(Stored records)
^^^^^^^^

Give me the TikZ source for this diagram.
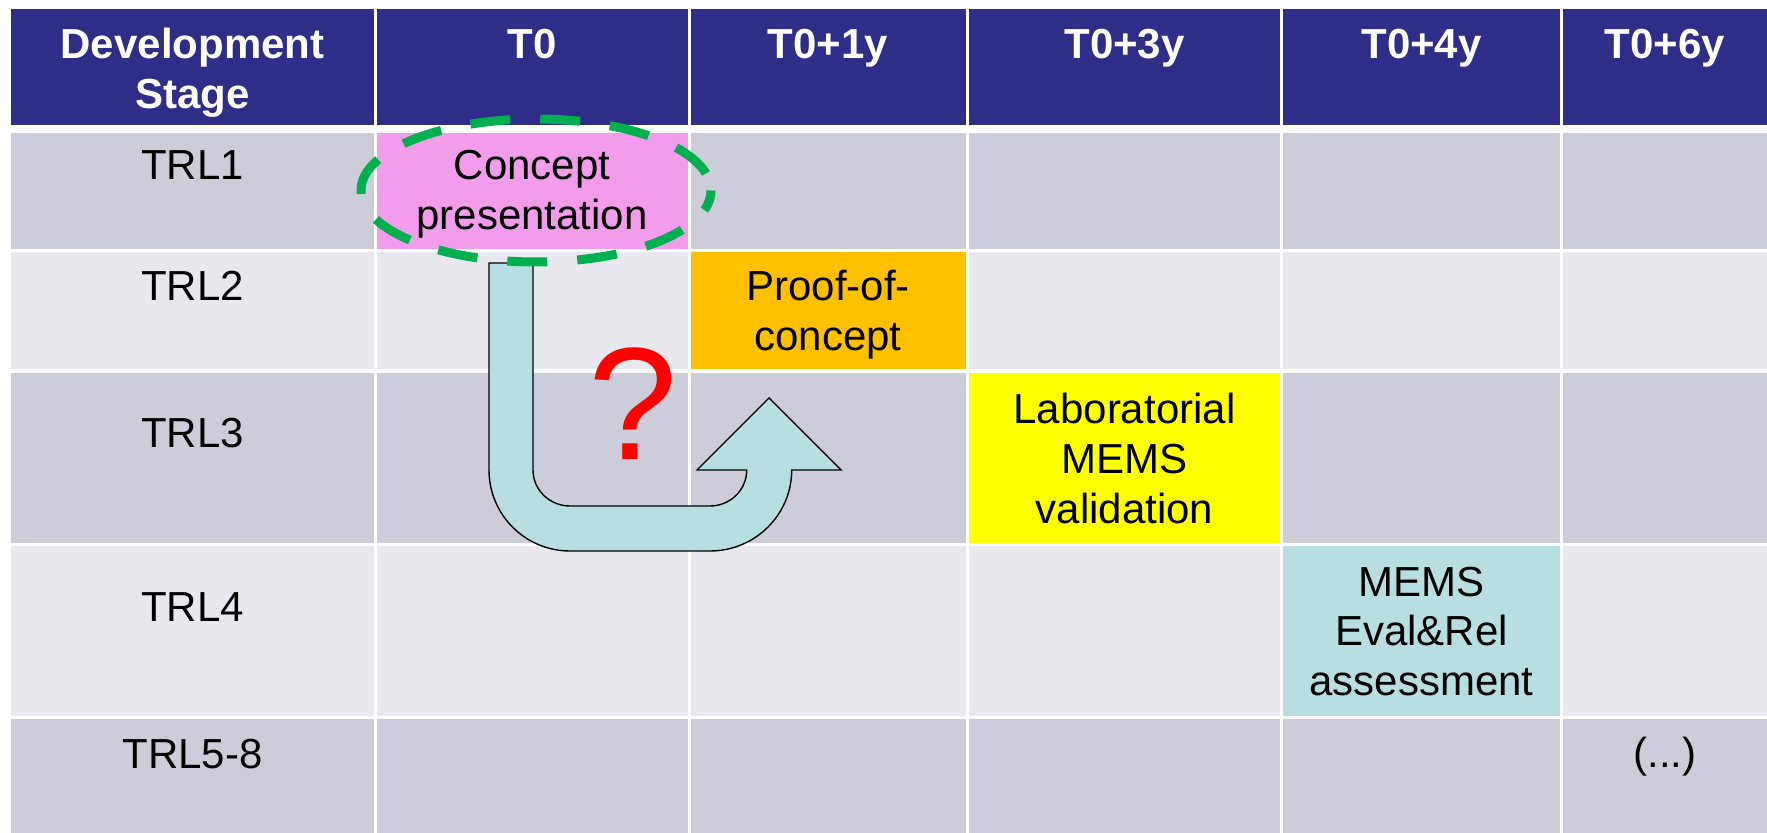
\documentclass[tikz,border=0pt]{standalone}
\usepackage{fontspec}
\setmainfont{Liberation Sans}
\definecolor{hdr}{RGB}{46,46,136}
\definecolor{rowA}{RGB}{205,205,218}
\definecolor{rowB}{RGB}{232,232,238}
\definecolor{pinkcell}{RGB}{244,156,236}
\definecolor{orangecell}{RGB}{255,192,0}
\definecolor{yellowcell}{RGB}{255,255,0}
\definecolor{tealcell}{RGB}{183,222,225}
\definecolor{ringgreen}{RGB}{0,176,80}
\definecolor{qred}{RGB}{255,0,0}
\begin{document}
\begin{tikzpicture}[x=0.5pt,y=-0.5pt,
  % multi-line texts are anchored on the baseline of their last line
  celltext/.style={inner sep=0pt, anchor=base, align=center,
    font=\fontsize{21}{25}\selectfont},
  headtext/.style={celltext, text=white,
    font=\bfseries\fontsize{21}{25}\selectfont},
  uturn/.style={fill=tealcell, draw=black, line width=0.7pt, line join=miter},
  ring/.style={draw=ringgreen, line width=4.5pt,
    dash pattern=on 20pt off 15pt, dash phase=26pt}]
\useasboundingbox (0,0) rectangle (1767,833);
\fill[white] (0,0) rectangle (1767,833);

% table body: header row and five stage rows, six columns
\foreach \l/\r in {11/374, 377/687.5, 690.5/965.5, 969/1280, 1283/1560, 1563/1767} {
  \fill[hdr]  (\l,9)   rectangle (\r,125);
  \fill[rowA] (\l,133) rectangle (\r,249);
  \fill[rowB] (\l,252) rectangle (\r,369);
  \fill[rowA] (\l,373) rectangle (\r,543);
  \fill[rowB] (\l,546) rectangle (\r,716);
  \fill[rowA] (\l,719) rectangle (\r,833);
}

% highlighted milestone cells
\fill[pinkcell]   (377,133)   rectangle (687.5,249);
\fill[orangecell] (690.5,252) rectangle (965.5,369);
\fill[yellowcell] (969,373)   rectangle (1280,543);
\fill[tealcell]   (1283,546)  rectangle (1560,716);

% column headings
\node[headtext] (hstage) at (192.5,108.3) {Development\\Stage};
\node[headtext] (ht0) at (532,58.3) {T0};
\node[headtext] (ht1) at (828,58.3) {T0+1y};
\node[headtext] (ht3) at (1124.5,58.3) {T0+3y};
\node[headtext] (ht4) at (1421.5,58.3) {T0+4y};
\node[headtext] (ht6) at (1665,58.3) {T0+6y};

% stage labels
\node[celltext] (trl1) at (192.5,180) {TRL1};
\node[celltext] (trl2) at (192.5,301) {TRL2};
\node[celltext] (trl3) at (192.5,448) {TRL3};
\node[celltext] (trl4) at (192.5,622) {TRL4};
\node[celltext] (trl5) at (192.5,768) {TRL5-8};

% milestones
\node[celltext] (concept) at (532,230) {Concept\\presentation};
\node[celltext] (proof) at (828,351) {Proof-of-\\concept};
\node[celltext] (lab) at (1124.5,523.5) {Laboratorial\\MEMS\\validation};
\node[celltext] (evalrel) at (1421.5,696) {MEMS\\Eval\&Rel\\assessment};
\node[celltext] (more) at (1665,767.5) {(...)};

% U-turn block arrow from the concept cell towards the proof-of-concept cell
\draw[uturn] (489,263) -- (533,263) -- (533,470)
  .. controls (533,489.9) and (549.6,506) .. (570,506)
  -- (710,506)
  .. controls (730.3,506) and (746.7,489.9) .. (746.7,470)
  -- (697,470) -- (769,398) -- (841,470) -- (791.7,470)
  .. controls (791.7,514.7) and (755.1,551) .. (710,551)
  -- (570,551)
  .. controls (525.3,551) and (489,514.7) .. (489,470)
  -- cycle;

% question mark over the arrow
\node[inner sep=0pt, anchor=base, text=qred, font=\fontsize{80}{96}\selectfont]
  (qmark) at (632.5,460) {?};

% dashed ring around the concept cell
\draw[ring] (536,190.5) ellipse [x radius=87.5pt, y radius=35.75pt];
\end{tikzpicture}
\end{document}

^^^^^^^^

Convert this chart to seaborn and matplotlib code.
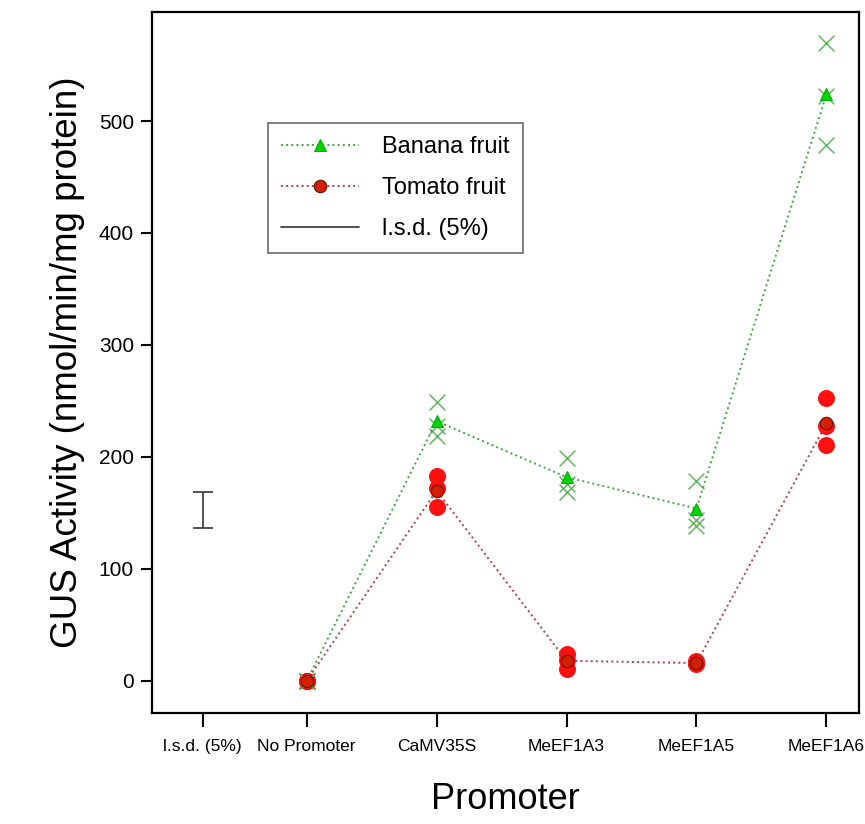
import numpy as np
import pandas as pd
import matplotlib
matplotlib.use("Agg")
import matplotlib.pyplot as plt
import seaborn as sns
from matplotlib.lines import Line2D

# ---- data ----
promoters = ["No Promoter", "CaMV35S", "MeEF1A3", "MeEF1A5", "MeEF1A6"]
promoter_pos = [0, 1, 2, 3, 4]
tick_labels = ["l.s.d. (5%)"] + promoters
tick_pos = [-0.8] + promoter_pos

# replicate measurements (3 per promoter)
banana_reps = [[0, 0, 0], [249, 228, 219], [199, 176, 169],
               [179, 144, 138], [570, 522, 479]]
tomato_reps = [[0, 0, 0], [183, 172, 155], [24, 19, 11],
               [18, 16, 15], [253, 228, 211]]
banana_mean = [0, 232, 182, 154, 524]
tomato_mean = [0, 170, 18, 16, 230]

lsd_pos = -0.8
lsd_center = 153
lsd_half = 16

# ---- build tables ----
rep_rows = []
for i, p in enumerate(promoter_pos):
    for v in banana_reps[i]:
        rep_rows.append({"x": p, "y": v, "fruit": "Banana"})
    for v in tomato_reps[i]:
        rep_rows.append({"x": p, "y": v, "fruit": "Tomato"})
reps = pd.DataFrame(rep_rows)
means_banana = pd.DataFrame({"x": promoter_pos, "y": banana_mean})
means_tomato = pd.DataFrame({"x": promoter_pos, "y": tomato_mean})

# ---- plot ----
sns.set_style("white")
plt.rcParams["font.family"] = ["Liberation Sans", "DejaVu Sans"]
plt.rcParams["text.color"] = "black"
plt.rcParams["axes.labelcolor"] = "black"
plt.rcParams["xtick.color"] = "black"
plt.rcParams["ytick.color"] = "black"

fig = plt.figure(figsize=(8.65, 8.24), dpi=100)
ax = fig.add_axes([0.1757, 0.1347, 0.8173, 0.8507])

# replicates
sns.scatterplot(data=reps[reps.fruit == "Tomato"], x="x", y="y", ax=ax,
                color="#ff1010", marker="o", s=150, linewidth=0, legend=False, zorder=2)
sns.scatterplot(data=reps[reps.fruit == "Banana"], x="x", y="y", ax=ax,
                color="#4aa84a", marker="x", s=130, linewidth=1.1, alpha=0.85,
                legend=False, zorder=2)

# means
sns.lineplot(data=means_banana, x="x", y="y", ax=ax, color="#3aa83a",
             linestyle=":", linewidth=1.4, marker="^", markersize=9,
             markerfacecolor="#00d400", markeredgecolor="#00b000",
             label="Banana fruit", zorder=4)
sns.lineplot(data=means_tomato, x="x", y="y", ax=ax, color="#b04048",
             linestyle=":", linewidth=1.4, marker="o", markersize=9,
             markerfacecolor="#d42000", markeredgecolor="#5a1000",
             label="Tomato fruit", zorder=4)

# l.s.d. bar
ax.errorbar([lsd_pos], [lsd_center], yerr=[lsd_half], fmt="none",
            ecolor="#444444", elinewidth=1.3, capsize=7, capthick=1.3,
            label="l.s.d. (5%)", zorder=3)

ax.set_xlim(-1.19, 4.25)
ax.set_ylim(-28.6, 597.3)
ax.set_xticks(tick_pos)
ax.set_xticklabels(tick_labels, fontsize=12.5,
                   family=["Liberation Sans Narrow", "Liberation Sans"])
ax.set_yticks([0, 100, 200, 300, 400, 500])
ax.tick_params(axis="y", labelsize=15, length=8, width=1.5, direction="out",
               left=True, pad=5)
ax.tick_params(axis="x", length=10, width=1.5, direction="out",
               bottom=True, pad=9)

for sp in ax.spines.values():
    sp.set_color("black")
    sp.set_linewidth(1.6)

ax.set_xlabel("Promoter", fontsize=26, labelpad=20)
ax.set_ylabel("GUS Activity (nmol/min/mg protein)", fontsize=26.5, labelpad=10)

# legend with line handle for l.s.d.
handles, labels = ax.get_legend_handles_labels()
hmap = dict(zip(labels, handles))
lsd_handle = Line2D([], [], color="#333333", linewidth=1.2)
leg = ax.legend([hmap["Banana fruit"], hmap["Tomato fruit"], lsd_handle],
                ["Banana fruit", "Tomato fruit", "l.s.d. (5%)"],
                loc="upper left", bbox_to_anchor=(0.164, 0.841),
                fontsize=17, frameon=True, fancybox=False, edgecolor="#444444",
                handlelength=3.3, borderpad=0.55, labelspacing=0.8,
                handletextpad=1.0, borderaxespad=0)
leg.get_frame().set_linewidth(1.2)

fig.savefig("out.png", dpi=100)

^^^^^^^^

**Instructions to follow**
Take the lines above starting at the one containing "Convert this chart" and ending at the one containing "from matplotlib.lines import Line2D", and print them again exactly, without pictures.

**Exercise result**
Convert this chart to seaborn and matplotlib code.
import numpy as np
import pandas as pd
import matplotlib
matplotlib.use("Agg")
import matplotlib.pyplot as plt
import seaborn as sns
from matplotlib.lines import Line2D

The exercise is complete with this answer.